Now, all 5,800 square feet of 124 Dekalb’s livable space, not to mention 2,500 in the basement and 1,000 outdoors, is on sale for a whopping $5.89 million. That’s over $1,000 a square foot. (The price was cut from $6 million in late July.)
“I looked at all the surrounding listings for townhouses and small buildings, and there just really was nothing,” said Kriger about trying to find comparable listings. “It’s difficult to compare it to anything because it’s so unique.”
So how did they come up with their price?
“Real estate doubles every 10 years,” said Graniela. “I read it in a magazine.”
He reasoned that the building was worth $2 million in 1990, and that’s what he sold the property to Lee for (Lee sold it back to him within the year). And thus, $4 million in 2000 and $8 million in 2010.
“[Graniela] did an appraisal, which was pretty close [to $6 million], and there is a mystique and a notoriety of the people that came through there,” Kriger said.
Mystique or not, the property is pricey for the neighborhood. Brown Harris Stevens has a five-story brownstone with two simplexes and a duplex that faces Fort Greene Park for $2.95 million. And in nearby Clinton Hill, two carriage houses have been combined into one unit, on the market for $2.5 million.
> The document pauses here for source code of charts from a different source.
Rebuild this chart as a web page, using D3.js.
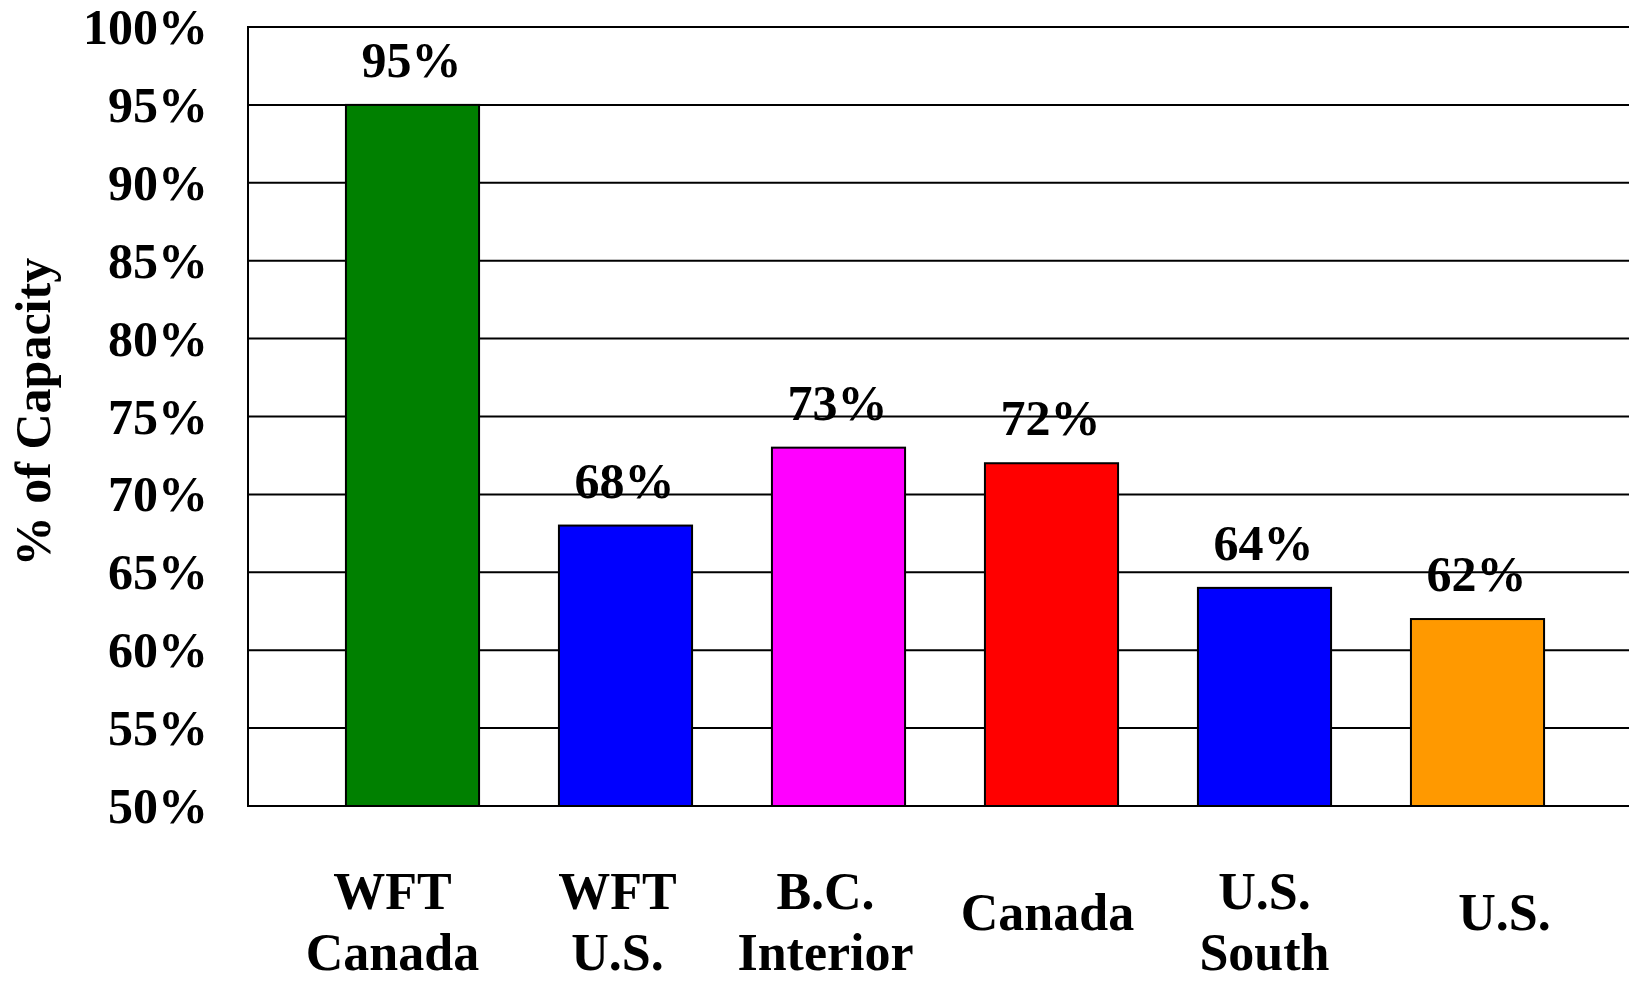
<!DOCTYPE html>
<html lang="en">
<head>
  <meta charset="UTF-8">
  <title>% of Capacity</title>
  <script src="https://d3js.org/d3.v7.min.js"></script>
  <style>
    body { margin: 0; background: #fff; }
    text {
      font-family: "Liberation Serif", "Times New Roman", serif;
      font-weight: bold;
      fill: #000;
    }
    .grid line { stroke: #000; stroke-width: 2px; }
    .bar { stroke: #000; stroke-width: 2px; }
  </style>
</head>
<body>
  <svg id="chart"></svg>
  <script>
    // chart data
    const categories = [["WFT", "Canada"], ["WFT", "U.S."], ["B.C.", "Interior"], ["Canada"], ["U.S.", "South"], ["U.S."]];
    const values = [95, 68, 73, 72, 64, 62];
    const barColors = ["#008000", "#0000FF", "#FF00FF", "#FF0000", "#0000FF", "#FF9900"];
    const yTicks = [50, 55, 60, 65, 70, 75, 80, 85, 90, 95, 100];

    const width = 1629, height = 981;
    const plot = { left: 248, top: 27, right: 1629, bottom: 806 };
    // labels in the original are not quite centred under their bars
    const labelShift = [-20, -8, -13, -4, 0, 27];

    const svg = d3.select("#chart").attr("width", width).attr("height", height);

    const y = d3.scaleLinear().domain([50, 100]).range([plot.bottom, plot.top]);
    const x = d3.scaleBand()
      .domain(d3.range(values.length))
      .range([306, 1584])
      .paddingInner(0.375)
      .paddingOuter(0.1875);

    // gridlines
    svg.append("g").attr("class", "grid")
      .selectAll("line")
      .data(yTicks)
      .join("line")
      .attr("x1", plot.left).attr("x2", plot.right)
      .attr("y1", d => y(d)).attr("y2", d => y(d));

    // left border
    svg.append("line")
      .attr("x1", plot.left).attr("x2", plot.left)
      .attr("y1", plot.top - 1).attr("y2", plot.bottom + 1)
      .attr("stroke", "#000").attr("stroke-width", 2);

    // y tick labels
    svg.append("g")
      .selectAll("text")
      .data(yTicks)
      .join("text")
      .attr("x", 208)
      .attr("y", d => y(d) + 17)
      .attr("text-anchor", "end")
      .style("font-size", "50px")
      .text(d => d + "%");

    // axis title
    svg.append("text")
      .attr("transform", "translate(50,412) rotate(-90)")
      .attr("text-anchor", "middle")
      .style("font-size", "50px")
      .text("% of Capacity");

    // bars
    svg.append("g")
      .selectAll("rect")
      .data(values)
      .join("rect")
      .attr("class", "bar")
      .attr("x", (d, i) => x(i))
      .attr("width", x.bandwidth())
      .attr("y", d => y(d))
      .attr("height", d => y(50) - y(d))
      .attr("fill", (d, i) => barColors[i]);

    // value labels
    svg.append("g")
      .selectAll("text")
      .data(values)
      .join("text")
      .attr("x", (d, i) => x(i) + x.bandwidth() / 2 - 1)
      .attr("y", d => y(d) - 28)
      .attr("text-anchor", "middle")
      .style("font-size", "50px")
      .text(d => d + "%");

    // category labels
    const cat = svg.append("g")
      .selectAll("text")
      .data(categories)
      .join("text")
      .attr("text-anchor", "middle")
      .style("font-size", "52px")
      .attr("x", (d, i) => x(i) + x.bandwidth() / 2 + labelShift[i])
      .attr("y", d => d.length > 1 ? 909 : 930);

    cat.selectAll("tspan")
      .data(d => d)
      .join("tspan")
      .attr("x", function () { return d3.select(this.parentNode).attr("x"); })
      .attr("dy", (d, i) => i === 0 ? 0 : 61)
      .text(d => d);
  </script>
</body>
</html>
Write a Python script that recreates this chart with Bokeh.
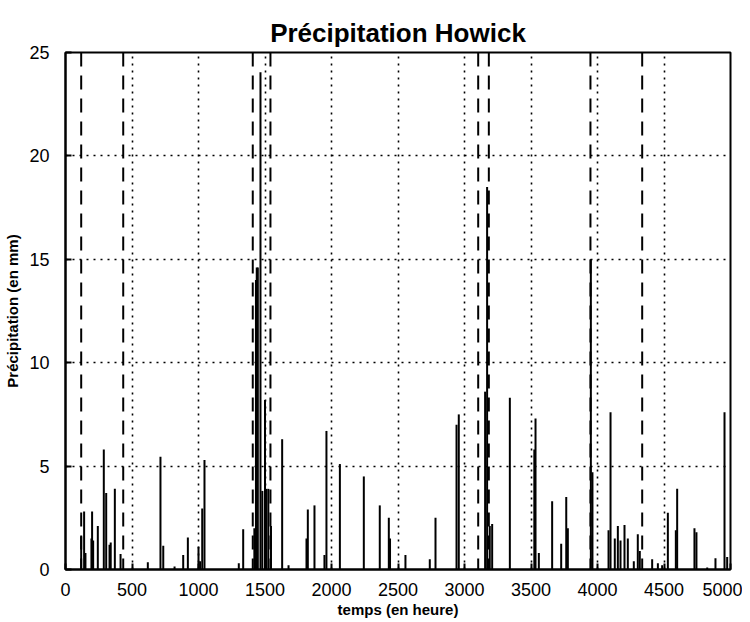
from bokeh.plotting import figure
from bokeh.models import ColumnDataSource, Span, SingleIntervalTicker
from bokeh.embed import file_html
from bokeh.resources import INLINE

# Rainfall spikes (hour, mm)
hours = [118, 140, 150, 195, 200, 208, 243, 288, 306, 331, 340, 371, 414,
         619, 714, 735, 820, 885, 920, 1000, 1012, 1028, 1045, 1303, 1336,
         1420, 1432, 1438, 1446, 1466, 1480, 1500, 1510, 1525, 1545, 1629, 1677,
         1812, 1822, 1872, 1947, 1962, 2063, 2243, 2363, 2431, 2440, 2556,
         2739, 2782, 2940, 2957, 3155, 3170, 3190, 3208, 3341, 3525, 3534,
         3559, 3659, 3727, 3765, 3777, 3950, 3962, 4083, 4098, 4130, 4153,
         4173, 4203, 4228, 4273, 4303, 4318, 4411, 4454, 4486, 4529, 4589,
         4599, 4729, 4744, 4825, 4887, 4955, 4975]
precip = [1.6, 2.8, 0.8, 1.5, 2.8, 1.4, 2.1, 5.8, 3.7, 1.2, 1.3, 3.9, 0.75,
          0.35, 5.45, 1.15, 0.15, 0.7, 1.55, 1.1, 0.4, 2.95, 5.3, 0.3, 1.95,
          2.0, 14.0, 14.6, 14.6, 24.05, 3.8, 8.2, 3.9, 3.9, 2.1, 6.3, 0.2,
          1.5, 2.9, 3.1, 0.7, 6.7, 5.1, 4.5, 3.1, 2.5, 1.5, 0.7,
          0.5, 2.5, 7.0, 7.5, 8.6, 18.5, 2.1, 2.2, 8.3, 5.8, 7.3,
          0.8, 3.3, 1.25, 3.5, 2.0, 15.0, 4.7, 1.9, 7.6, 1.5, 2.1,
          1.4, 2.15, 1.5, 0.4, 1.7, 0.9, 0.5, 0.3, 0.2, 2.75, 1.9,
          3.9, 2.0, 1.8, 0.1, 0.55, 7.6, 0.6]

# Event boundaries (dashed vertical lines), hours
event_bounds = [118, 434, 1408, 1541, 3103, 3183, 3947, 4336]

FONT = "Liberation Sans"

p = figure(width=742, height=620, x_range=(0, 5000), y_range=(0, 25),
           output_backend="svg", toolbar_location=None,
           min_border_left=65, min_border_right=12, min_border_top=52,
           min_border_bottom=49, background_fill_color="white",
           border_fill_color="white")

p.title.text = "Précipitation Howick"
p.title.align = "center"
p.title.text_font = FONT
p.title.text_font_size = "26px"
p.title.text_font_style = "bold"
p.title.text_color = "black"

src = ColumnDataSource(dict(h=hours, v=precip))
p.segment(x0="h", y0=0, x1="h", y1="v", source=src, line_color="black", line_width=2)

for xb in event_bounds:
    p.add_layout(Span(location=xb, dimension="height", line_color="black",
                      line_width=2, line_dash="14 9"))

p.xaxis.ticker = SingleIntervalTicker(interval=500)
p.yaxis.ticker = SingleIntervalTicker(interval=5)

for ax in (p.xaxis[0], p.yaxis[0]):
    ax.major_tick_in = 6
    ax.major_tick_out = 0
    ax.minor_tick_line_color = None
    ax.axis_line_color = "black"
    ax.axis_line_width = 2
    ax.major_tick_line_color = "black"
    ax.major_tick_line_width = 2
    ax.major_label_text_font = FONT
    ax.major_label_text_font_size = "18px"
    ax.major_label_text_color = "black"
    ax.axis_label_text_font = FONT
    ax.axis_label_text_font_size = "15px"
    ax.axis_label_text_font_style = "bold"
    ax.axis_label_text_color = "black"

p.xaxis.major_label_standoff = 9
p.yaxis.major_label_standoff = 12
p.xaxis.axis_label = "temps (en heure)"
p.yaxis.axis_label = "Précipitation (en mm)"
p.xaxis.axis_label_standoff = 2
p.yaxis.axis_label_standoff = 5

for g in (p.xgrid[0], p.ygrid[0]):
    g.grid_line_color = "black"
    g.grid_line_dash = "2 5"
    g.grid_line_width = 1.6

p.outline_line_color = "black"
p.outline_line_width = 2

open("out.html", "w").write(file_html(p, INLINE))
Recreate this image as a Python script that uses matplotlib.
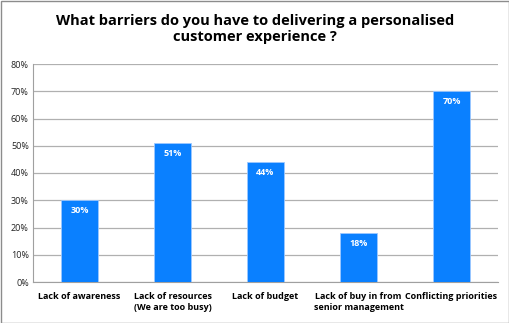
import matplotlib
matplotlib.use("Agg")
import matplotlib.pyplot as plt
from matplotlib.patches import Rectangle

categories = ["Lack of awareness", "Lack of resources\n(We are too busy)", "Lack of budget",
              "Lack of buy in from\nsenior management", "Conflicting priorities"]
values = [30, 51, 44, 18, 70]
yticks = [0, 10, 20, 30, 40, 50, 60, 70, 80]
title = "What barriers do you have to delivering a personalised\ncustomer experience ?"

fig = plt.figure(figsize=(5.10, 3.23), dpi=100)
ax = fig.add_axes([33/510, 1 - 282/323, (498 - 33)/510, (282 - 64)/323])

x = range(len(categories))
bars = ax.bar(x, values, width=0.4, color="#0A80FF", edgecolor="#9CC8FF", linewidth=0.6, zorder=3)
for xi, v in zip(x, values):
    ax.text(xi, v - 2.2, f"{v}%", ha="center", va="top", color="white",
            fontsize=6.5, fontweight="bold", family="Open Sans", zorder=4)

ax.set_xlim(-0.5, len(categories) - 0.5)
ax.set_ylim(0, 80)
ax.set_yticks(yticks)
ax.set_yticklabels([f"{t}%" for t in yticks], fontsize=6.5, family="Open Sans", color="#222222")
ax.set_xticks(list(x))
ax.set_xticklabels(categories, fontsize=6.5, fontweight="bold", family="Open Sans", linespacing=1.3)
ax.tick_params(axis="both", length=0, pad=3)
ax.tick_params(axis="x", pad=7)
ax.yaxis.grid(True, color="#B0B0B0", linewidth=0.9, zorder=0)
for s in ["top", "right"]:
    ax.spines[s].set_visible(False)
ax.spines["left"].set_color("#A0A0A0")
ax.spines["bottom"].set_color("#A0A0A0")

fig.text(0.5, 1 - 29/323, title, ha="center", va="center", fontsize=10.5, fontweight="bold",
         family="Open Sans", linespacing=1.25)

fig.patches.append(Rectangle((0.5/510, 0.5/323), 1 - 1.5/510, 1 - 1.5/323, transform=fig.transFigure,
                             fill=False, edgecolor="#8C8C8C", linewidth=1.0))

fig.savefig("out.png", dpi=100)
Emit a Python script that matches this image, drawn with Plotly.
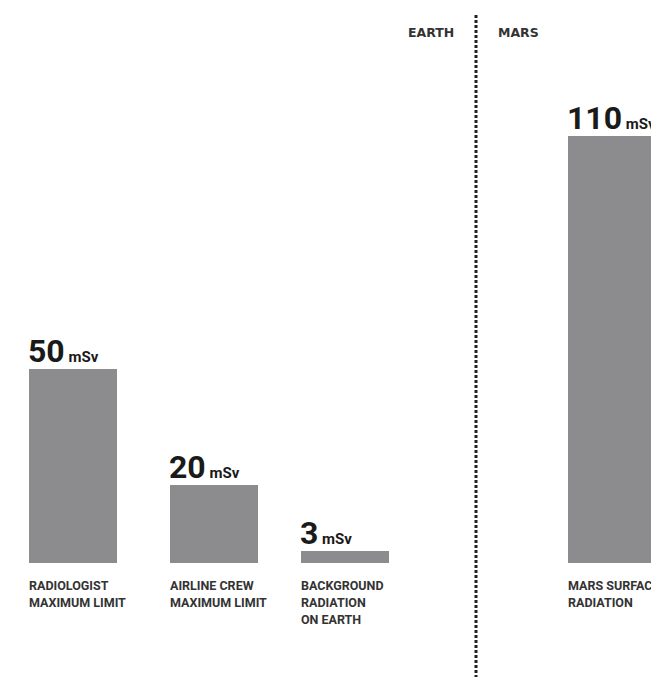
import plotly.graph_objects as go

# ---- data ----
categories = [
    ["RADIOLOGIST", "MAXIMUM LIMIT"],
    ["AIRLINE CREW", "MAXIMUM LIMIT"],
    ["BACKGROUND", "RADIATION", "ON EARTH"],
    ["MARS SURFACE", "RADIATION"],
]
values = [50, 20, 3, 110]
unit = "mSv"
region_labels = ["EARTH", "MARS"]

# ---- layout helpers (positions on the x axis) ----
x_pos = [73, 214, 345, 612]
bar_width = 88
divider_x = 476

W, H = 651, 679
px_per_unit = 3.88
baseline_px = 563
y_top = baseline_px / px_per_unit
y_bot = -(H - baseline_px) / px_per_unit

BAR_COLOR = "#8c8c8e"
TEXT_COLOR = "#1a1a1a"
LABEL_COLOR = "#333333"

fig = go.Figure()
fig.add_trace(go.Bar(
    x=x_pos, y=values, width=bar_width,
    marker=dict(color=BAR_COLOR, line=dict(width=0)),
    hoverinfo="skip", showlegend=False,
))

annotations = []
for xp, v, cat in zip(x_pos, values, categories):
    left = xp - bar_width / 2
    annotations.append(dict(
        x=left, y=v, xref="x", yref="y", xanchor="left", yanchor="bottom",
        text=f"<b>{v}</b><span style='font-size:15px'><b> {unit}</b></span>",
        showarrow=False, font=dict(family="Roboto", size=32, color=TEXT_COLOR),
        yshift=-3, xshift=-3,
    ))
    for i, line in enumerate(cat):
        annotations.append(dict(
            x=left, y=0, xref="x", yref="y", xanchor="left", yanchor="top",
            text=f"<b>{line}</b>", showarrow=False,
            font=dict(family="Roboto", size=12.5, color=LABEL_COLOR),
            yshift=-13 - 17 * i, xshift=-2,
        ))

annotations.append(dict(
    x=divider_x - 20, y=1 - 32 / H, xref="x", yref="paper", yanchor="middle",
    xanchor="right", text=f"<b>{region_labels[0]}</b>", showarrow=False,
    font=dict(family="DejaVu Sans", size=12.5, color="#333333"),
))
annotations.append(dict(
    x=divider_x + 20, y=1 - 32 / H, xref="x", yref="paper", yanchor="middle",
    xanchor="left", text=f"<b>{region_labels[1]}</b>", showarrow=False,
    font=dict(family="DejaVu Sans", size=12.5, color="#333333"),
))

fig.update_layout(
    width=W, height=H,
    margin=dict(l=0, r=0, t=0, b=0),
    paper_bgcolor="white", plot_bgcolor="white",
    xaxis=dict(range=[0, W], visible=False, fixedrange=True),
    yaxis=dict(range=[y_bot, y_top], visible=False, fixedrange=True),
    annotations=annotations,
    shapes=[dict(
        type="line", xref="x", yref="paper",
        x0=divider_x, x1=divider_x, y0=1 - 15 / H, y1=1 - 677 / H,
        line=dict(color="#222222", width=3, dash="3px,2px"),
    )],
    bargap=0,
)

fig.write_html(
    "out.html",
    config={"displayModeBar": False},
    post_script="document.body.style.margin='0';document.body.style.overflow='hidden';",
)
Pricey, especially given some of the more dated design elements. There is etched glass in the kitchen on the second floor, glass bricks delineate space on the third floor, and the bathrooms have all black fixtures.
There have been no serious offers yet, but Kriger said people are responding.
In the three months the building has been on the market, he said he has shown it to doctors looking for office space, to a Broadway acting troupe seeking new headquarters, private schools, recording artists and filmmakers (in a stroke of inspiration, he listed it in Variety magazine) and to a few foreign buyers who are looking for a home — one with a little history.